It’s official: Star Trek is returning to television. The series will premiere on CBS in January 2017, riding on the immediate wake of the Original Series’ 50th anniversary. It will be the first time the Star Trek franchise will find a home on network television after nearly 12 years, following the cancellation of Star Trek: Enterprise in 2005. So after this decade-plus hiatus, what can Trek fans expect with the return to the small screen?
As is standard operating procedure for announcing future Star Trek plans, CBS included little detail as to what the new series would entail. CBS did say however that the story will be original, and independent of the recent “reboot” movies of 2009 and 2013. These are of course important details, but their lack of elaboration speaks to the Star Trek brain-trust’s great concern: how do we keep three generations of fans happy? Yes, after 50 years grandparents, their children, and their grandchildren all have their own claim to the final frontier.

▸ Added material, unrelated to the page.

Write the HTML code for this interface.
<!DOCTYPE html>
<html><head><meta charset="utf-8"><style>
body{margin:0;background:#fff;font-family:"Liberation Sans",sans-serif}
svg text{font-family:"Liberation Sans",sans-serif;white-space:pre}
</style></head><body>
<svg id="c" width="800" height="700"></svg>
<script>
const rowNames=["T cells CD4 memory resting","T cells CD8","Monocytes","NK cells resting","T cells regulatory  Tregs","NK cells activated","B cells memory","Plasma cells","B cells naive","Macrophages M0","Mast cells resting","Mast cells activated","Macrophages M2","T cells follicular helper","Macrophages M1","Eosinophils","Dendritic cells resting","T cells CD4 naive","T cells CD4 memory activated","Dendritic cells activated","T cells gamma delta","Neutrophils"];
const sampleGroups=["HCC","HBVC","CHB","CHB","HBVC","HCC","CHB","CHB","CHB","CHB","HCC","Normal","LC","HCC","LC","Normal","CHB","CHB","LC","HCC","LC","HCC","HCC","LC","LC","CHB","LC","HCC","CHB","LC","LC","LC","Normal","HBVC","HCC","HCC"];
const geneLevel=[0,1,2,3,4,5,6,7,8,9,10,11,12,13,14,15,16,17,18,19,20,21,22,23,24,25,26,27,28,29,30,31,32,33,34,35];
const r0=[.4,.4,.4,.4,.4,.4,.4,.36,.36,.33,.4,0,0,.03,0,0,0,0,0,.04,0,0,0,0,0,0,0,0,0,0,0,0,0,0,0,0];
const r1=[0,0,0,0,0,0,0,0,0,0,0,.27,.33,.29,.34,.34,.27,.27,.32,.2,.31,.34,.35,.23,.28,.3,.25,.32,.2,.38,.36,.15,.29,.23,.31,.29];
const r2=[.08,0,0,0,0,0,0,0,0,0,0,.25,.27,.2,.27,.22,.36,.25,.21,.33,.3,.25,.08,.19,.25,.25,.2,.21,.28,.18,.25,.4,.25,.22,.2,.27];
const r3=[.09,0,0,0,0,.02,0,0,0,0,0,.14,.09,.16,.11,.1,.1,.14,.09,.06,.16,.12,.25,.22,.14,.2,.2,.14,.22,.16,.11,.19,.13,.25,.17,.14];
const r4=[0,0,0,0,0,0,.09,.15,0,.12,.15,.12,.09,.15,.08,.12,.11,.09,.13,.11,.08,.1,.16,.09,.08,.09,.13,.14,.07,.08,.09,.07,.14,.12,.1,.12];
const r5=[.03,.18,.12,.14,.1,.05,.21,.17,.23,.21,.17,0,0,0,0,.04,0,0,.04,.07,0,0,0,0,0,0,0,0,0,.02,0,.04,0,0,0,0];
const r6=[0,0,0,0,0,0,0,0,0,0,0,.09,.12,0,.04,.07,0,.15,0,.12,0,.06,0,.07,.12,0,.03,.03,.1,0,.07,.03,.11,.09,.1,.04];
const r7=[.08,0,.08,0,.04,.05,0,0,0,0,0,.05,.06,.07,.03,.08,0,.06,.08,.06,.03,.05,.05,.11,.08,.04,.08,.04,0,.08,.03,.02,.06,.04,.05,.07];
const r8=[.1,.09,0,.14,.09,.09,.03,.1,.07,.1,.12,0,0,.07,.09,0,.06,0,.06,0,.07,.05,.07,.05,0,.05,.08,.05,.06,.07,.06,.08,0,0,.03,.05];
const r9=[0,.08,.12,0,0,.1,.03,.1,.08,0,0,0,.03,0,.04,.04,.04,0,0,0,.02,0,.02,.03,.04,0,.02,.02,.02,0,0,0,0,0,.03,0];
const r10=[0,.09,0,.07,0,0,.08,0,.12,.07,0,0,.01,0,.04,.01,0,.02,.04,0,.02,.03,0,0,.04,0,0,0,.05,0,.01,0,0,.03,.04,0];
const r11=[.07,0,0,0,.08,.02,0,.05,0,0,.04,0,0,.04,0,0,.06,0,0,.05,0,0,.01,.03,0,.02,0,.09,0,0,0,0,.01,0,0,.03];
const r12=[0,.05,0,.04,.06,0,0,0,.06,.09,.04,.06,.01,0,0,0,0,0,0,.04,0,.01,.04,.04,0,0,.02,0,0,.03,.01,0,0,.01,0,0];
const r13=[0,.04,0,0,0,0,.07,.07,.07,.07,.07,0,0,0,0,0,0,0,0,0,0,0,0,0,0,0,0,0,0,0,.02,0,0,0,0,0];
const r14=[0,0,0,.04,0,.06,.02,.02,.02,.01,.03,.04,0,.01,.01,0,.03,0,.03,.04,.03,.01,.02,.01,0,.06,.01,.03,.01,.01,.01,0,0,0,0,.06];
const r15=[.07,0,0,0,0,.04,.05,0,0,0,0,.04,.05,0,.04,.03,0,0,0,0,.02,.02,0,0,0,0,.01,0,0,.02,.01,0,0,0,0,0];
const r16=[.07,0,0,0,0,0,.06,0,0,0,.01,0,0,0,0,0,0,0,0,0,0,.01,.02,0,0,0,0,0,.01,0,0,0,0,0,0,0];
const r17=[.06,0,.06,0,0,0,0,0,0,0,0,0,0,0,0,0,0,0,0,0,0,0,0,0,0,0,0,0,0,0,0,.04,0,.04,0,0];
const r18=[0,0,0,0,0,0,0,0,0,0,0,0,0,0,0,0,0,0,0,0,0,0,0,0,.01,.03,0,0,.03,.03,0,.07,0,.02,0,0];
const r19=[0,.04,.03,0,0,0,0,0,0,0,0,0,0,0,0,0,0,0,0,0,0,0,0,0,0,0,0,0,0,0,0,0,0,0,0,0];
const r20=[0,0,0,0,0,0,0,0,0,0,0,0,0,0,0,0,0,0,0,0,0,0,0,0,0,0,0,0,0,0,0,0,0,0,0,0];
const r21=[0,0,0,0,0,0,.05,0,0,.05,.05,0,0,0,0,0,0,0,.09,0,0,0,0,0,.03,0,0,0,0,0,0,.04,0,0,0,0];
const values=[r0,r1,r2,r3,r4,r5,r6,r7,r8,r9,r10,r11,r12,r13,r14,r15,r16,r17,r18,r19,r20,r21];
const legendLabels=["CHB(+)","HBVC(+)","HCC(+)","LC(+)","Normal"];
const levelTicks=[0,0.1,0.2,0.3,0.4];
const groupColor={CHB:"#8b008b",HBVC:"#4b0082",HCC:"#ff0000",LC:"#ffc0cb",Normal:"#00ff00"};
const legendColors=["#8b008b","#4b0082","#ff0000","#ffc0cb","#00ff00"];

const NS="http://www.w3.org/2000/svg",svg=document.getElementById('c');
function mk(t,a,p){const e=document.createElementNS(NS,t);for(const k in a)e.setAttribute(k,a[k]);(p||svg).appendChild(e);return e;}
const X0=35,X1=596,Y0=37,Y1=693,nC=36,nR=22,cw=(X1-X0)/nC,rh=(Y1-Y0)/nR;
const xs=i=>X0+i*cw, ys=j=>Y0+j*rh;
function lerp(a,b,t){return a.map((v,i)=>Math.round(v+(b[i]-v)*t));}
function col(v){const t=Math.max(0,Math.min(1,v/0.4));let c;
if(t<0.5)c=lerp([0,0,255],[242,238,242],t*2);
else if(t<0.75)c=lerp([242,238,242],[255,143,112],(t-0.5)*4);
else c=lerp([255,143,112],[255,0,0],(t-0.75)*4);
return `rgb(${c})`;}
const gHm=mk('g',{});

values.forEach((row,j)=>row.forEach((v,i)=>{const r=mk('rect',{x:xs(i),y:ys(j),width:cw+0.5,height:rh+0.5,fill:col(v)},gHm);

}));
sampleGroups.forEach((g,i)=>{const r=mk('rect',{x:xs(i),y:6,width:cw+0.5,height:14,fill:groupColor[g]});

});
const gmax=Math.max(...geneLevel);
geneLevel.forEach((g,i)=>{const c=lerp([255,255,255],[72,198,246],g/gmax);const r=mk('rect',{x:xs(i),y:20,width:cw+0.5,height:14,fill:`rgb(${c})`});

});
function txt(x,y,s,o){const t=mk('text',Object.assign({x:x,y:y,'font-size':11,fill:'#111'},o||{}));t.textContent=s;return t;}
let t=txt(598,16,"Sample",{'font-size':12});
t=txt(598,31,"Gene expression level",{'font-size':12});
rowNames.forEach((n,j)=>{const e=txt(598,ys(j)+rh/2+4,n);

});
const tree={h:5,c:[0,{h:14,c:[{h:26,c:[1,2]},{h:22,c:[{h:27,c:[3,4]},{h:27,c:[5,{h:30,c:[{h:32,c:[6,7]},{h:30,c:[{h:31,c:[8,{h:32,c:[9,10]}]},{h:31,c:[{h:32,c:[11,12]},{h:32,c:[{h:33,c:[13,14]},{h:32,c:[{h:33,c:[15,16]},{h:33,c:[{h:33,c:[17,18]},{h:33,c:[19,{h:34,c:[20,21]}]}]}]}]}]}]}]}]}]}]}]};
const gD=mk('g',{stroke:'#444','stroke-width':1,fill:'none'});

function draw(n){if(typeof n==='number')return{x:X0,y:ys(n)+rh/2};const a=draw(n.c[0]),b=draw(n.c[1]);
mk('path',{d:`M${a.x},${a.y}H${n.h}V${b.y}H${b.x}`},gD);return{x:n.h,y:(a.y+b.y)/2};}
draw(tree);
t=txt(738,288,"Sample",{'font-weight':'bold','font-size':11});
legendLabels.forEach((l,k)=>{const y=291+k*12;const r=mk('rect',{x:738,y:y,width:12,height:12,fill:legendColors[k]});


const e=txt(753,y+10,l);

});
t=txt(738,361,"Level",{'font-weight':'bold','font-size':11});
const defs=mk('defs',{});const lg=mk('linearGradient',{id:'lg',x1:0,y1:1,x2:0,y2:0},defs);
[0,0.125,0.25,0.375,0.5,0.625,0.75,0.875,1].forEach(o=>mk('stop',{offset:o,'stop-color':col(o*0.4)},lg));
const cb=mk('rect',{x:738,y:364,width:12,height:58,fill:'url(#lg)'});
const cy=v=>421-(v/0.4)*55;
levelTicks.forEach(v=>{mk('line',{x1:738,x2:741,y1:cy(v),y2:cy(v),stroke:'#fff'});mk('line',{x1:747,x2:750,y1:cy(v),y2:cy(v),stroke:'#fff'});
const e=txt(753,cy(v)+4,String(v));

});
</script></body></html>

The new 2017 series is in the care of executive producer Alex Kurtzman, who co-wrote the films Star Trek (2009), and Into Darkness (2013). Kurtzman was a critical player in J.J. Abrams’ franchise reboot, and his role leading the new series does lend to the thinking that the new show will include several important elements. Foremost, unlike some earlier manifestations of Star Trek, the story telling will be a more gritty take on Gene Roddenberry’s utopia. The approach to the new show will likely encompass traditional elements of the franchise, and do so with new dynamic interpretations of their roles. The look of the series will incorporate a definitive 21st century vision of what life may look like two centuries from today, consistent with the aesthetic qualities of the reboot films. Additionally, Kurtzman’s leadership signifies a definite desire to keep the essence of Star Trek intact by preserving the cerebral idealism of life in the United Federation of Planets.
So as fans of Star Trek wile away the next 14 months with theories, predictions, and disputes about continuity, the franchises’ legacy seems to be in good hands. Any attempt to keep everyone happy, especially in a fan base as large and voracious as Star Trek’s, is futile. Though Kurtzman’s previous work in the most recent films should give fans faith that their beloved Star Trek will move forward with its core ethos in one recognizable piece.